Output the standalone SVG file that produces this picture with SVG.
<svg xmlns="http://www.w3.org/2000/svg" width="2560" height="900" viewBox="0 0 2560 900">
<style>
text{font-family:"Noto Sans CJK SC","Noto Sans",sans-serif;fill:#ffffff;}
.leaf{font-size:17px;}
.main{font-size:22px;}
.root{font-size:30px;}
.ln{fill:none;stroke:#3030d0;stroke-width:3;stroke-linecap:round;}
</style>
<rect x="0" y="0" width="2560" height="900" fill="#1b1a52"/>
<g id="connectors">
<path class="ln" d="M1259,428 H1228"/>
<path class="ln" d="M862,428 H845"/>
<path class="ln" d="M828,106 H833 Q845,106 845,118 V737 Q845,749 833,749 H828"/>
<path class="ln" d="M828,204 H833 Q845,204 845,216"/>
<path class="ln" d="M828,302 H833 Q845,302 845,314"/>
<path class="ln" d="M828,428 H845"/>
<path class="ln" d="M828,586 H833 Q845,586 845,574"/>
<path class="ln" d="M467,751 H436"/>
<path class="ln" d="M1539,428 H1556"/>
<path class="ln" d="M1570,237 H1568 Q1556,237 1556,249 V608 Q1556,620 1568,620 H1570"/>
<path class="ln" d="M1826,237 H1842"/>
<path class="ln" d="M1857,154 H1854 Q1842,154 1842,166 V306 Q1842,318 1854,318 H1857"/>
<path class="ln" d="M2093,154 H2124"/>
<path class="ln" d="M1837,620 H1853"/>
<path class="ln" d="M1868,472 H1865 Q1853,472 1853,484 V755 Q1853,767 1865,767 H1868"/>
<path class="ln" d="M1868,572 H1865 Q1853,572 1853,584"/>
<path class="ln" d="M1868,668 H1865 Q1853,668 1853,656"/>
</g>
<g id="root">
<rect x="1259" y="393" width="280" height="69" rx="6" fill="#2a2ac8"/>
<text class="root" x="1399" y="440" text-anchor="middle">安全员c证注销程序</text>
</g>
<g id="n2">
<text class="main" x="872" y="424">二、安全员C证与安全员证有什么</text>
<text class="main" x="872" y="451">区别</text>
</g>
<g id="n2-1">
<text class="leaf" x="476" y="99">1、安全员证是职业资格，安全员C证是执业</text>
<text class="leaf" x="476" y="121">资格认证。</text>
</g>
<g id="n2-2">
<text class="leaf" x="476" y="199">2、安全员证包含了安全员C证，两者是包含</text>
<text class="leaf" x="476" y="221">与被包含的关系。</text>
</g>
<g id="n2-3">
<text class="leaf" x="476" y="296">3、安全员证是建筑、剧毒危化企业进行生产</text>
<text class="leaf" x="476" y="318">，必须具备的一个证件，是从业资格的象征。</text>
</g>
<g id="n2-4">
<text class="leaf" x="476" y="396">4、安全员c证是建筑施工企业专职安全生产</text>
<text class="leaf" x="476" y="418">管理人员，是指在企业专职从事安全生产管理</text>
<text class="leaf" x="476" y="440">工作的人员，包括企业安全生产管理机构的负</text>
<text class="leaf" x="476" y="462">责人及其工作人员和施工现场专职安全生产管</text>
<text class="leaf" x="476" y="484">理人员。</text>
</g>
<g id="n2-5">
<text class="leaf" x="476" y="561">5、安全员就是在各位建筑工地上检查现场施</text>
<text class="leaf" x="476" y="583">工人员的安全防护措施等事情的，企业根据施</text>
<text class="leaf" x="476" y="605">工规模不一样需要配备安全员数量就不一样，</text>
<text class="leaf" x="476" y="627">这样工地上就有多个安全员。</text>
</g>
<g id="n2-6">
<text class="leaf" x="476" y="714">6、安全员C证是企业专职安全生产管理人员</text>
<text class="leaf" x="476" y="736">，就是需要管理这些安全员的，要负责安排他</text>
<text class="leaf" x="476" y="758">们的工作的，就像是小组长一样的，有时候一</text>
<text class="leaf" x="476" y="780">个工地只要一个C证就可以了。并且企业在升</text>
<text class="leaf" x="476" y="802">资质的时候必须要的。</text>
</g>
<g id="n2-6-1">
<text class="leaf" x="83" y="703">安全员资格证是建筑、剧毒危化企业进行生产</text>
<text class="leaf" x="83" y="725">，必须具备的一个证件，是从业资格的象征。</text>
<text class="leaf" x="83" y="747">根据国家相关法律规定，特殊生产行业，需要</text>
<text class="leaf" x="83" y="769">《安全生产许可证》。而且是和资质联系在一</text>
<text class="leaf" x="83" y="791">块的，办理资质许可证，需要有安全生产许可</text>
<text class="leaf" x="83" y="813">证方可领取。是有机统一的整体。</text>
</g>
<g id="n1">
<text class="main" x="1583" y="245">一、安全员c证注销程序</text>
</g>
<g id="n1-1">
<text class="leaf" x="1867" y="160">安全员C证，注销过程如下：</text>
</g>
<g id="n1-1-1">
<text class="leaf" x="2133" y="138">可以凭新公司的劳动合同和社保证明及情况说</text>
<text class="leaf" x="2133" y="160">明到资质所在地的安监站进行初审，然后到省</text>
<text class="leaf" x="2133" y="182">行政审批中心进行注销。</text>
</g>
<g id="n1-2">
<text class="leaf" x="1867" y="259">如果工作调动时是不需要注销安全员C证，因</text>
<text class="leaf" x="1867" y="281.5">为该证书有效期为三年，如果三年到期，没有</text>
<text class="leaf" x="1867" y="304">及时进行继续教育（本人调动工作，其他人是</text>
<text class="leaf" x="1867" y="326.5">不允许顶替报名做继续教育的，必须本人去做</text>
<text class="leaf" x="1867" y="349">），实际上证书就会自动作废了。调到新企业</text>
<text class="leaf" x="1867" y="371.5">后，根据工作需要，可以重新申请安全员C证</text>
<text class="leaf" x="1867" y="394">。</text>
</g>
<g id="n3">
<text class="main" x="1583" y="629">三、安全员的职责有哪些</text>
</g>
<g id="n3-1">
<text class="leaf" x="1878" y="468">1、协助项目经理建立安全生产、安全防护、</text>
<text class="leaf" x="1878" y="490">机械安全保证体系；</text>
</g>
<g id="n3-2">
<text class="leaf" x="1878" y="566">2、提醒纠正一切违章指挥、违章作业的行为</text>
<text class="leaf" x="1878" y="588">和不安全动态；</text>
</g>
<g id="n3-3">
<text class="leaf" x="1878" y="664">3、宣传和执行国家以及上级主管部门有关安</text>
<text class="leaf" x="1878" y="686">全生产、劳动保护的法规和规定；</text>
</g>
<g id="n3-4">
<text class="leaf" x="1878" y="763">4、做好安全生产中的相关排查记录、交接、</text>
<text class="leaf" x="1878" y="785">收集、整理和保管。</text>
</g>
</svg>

- - - - -

Written problem: All of the material must be reproduced exactly.

Expected answer:
Output the standalone SVG file that produces this picture with SVG.
<svg xmlns="http://www.w3.org/2000/svg" width="2560" height="900" viewBox="0 0 2560 900">
<style>
text{font-family:"Noto Sans CJK SC","Noto Sans",sans-serif;fill:#ffffff;}
.leaf{font-size:17px;}
.main{font-size:22px;}
.root{font-size:30px;}
.ln{fill:none;stroke:#3030d0;stroke-width:3;stroke-linecap:round;}
</style>
<rect x="0" y="0" width="2560" height="900" fill="#1b1a52"/>
<g id="connectors">
<path class="ln" d="M1259,428 H1228"/>
<path class="ln" d="M862,428 H845"/>
<path class="ln" d="M828,106 H833 Q845,106 845,118 V737 Q845,749 833,749 H828"/>
<path class="ln" d="M828,204 H833 Q845,204 845,216"/>
<path class="ln" d="M828,302 H833 Q845,302 845,314"/>
<path class="ln" d="M828,428 H845"/>
<path class="ln" d="M828,586 H833 Q845,586 845,574"/>
<path class="ln" d="M467,751 H436"/>
<path class="ln" d="M1539,428 H1556"/>
<path class="ln" d="M1570,237 H1568 Q1556,237 1556,249 V608 Q1556,620 1568,620 H1570"/>
<path class="ln" d="M1826,237 H1842"/>
<path class="ln" d="M1857,154 H1854 Q1842,154 1842,166 V306 Q1842,318 1854,318 H1857"/>
<path class="ln" d="M2093,154 H2124"/>
<path class="ln" d="M1837,620 H1853"/>
<path class="ln" d="M1868,472 H1865 Q1853,472 1853,484 V755 Q1853,767 1865,767 H1868"/>
<path class="ln" d="M1868,572 H1865 Q1853,572 1853,584"/>
<path class="ln" d="M1868,668 H1865 Q1853,668 1853,656"/>
</g>
<g id="root">
<rect x="1259" y="393" width="280" height="69" rx="6" fill="#2a2ac8"/>
<text class="root" x="1399" y="440" text-anchor="middle">安全员c证注销程序</text>
</g>
<g id="n2">
<text class="main" x="872" y="424">二、安全员C证与安全员证有什么</text>
<text class="main" x="872" y="451">区别</text>
</g>
<g id="n2-1">
<text class="leaf" x="476" y="99">1、安全员证是职业资格，安全员C证是执业</text>
<text class="leaf" x="476" y="121">资格认证。</text>
</g>
<g id="n2-2">
<text class="leaf" x="476" y="199">2、安全员证包含了安全员C证，两者是包含</text>
<text class="leaf" x="476" y="221">与被包含的关系。</text>
</g>
<g id="n2-3">
<text class="leaf" x="476" y="296">3、安全员证是建筑、剧毒危化企业进行生产</text>
<text class="leaf" x="476" y="318">，必须具备的一个证件，是从业资格的象征。</text>
</g>
<g id="n2-4">
<text class="leaf" x="476" y="396">4、安全员c证是建筑施工企业专职安全生产</text>
<text class="leaf" x="476" y="418">管理人员，是指在企业专职从事安全生产管理</text>
<text class="leaf" x="476" y="440">工作的人员，包括企业安全生产管理机构的负</text>
<text class="leaf" x="476" y="462">责人及其工作人员和施工现场专职安全生产管</text>
<text class="leaf" x="476" y="484">理人员。</text>
</g>
<g id="n2-5">
<text class="leaf" x="476" y="561">5、安全员就是在各位建筑工地上检查现场施</text>
<text class="leaf" x="476" y="583">工人员的安全防护措施等事情的，企业根据施</text>
<text class="leaf" x="476" y="605">工规模不一样需要配备安全员数量就不一样，</text>
<text class="leaf" x="476" y="627">这样工地上就有多个安全员。</text>
</g>
<g id="n2-6">
<text class="leaf" x="476" y="714">6、安全员C证是企业专职安全生产管理人员</text>
<text class="leaf" x="476" y="736">，就是需要管理这些安全员的，要负责安排他</text>
<text class="leaf" x="476" y="758">们的工作的，就像是小组长一样的，有时候一</text>
<text class="leaf" x="476" y="780">个工地只要一个C证就可以了。并且企业在升</text>
<text class="leaf" x="476" y="802">资质的时候必须要的。</text>
</g>
<g id="n2-6-1">
<text class="leaf" x="83" y="703">安全员资格证是建筑、剧毒危化企业进行生产</text>
<text class="leaf" x="83" y="725">，必须具备的一个证件，是从业资格的象征。</text>
<text class="leaf" x="83" y="747">根据国家相关法律规定，特殊生产行业，需要</text>
<text class="leaf" x="83" y="769">《安全生产许可证》。而且是和资质联系在一</text>
<text class="leaf" x="83" y="791">块的，办理资质许可证，需要有安全生产许可</text>
<text class="leaf" x="83" y="813">证方可领取。是有机统一的整体。</text>
</g>
<g id="n1">
<text class="main" x="1583" y="245">一、安全员c证注销程序</text>
</g>
<g id="n1-1">
<text class="leaf" x="1867" y="160">安全员C证，注销过程如下：</text>
</g>
<g id="n1-1-1">
<text class="leaf" x="2133" y="138">可以凭新公司的劳动合同和社保证明及情况说</text>
<text class="leaf" x="2133" y="160">明到资质所在地的安监站进行初审，然后到省</text>
<text class="leaf" x="2133" y="182">行政审批中心进行注销。</text>
</g>
<g id="n1-2">
<text class="leaf" x="1867" y="259">如果工作调动时是不需要注销安全员C证，因</text>
<text class="leaf" x="1867" y="281.5">为该证书有效期为三年，如果三年到期，没有</text>
<text class="leaf" x="1867" y="304">及时进行继续教育（本人调动工作，其他人是</text>
<text class="leaf" x="1867" y="326.5">不允许顶替报名做继续教育的，必须本人去做</text>
<text class="leaf" x="1867" y="349">），实际上证书就会自动作废了。调到新企业</text>
<text class="leaf" x="1867" y="371.5">后，根据工作需要，可以重新申请安全员C证</text>
<text class="leaf" x="1867" y="394">。</text>
</g>
<g id="n3">
<text class="main" x="1583" y="629">三、安全员的职责有哪些</text>
</g>
<g id="n3-1">
<text class="leaf" x="1878" y="468">1、协助项目经理建立安全生产、安全防护、</text>
<text class="leaf" x="1878" y="490">机械安全保证体系；</text>
</g>
<g id="n3-2">
<text class="leaf" x="1878" y="566">2、提醒纠正一切违章指挥、违章作业的行为</text>
<text class="leaf" x="1878" y="588">和不安全动态；</text>
</g>
<g id="n3-3">
<text class="leaf" x="1878" y="664">3、宣传和执行国家以及上级主管部门有关安</text>
<text class="leaf" x="1878" y="686">全生产、劳动保护的法规和规定；</text>
</g>
<g id="n3-4">
<text class="leaf" x="1878" y="763">4、做好安全生产中的相关排查记录、交接、</text>
<text class="leaf" x="1878" y="785">收集、整理和保管。</text>
</g>
</svg>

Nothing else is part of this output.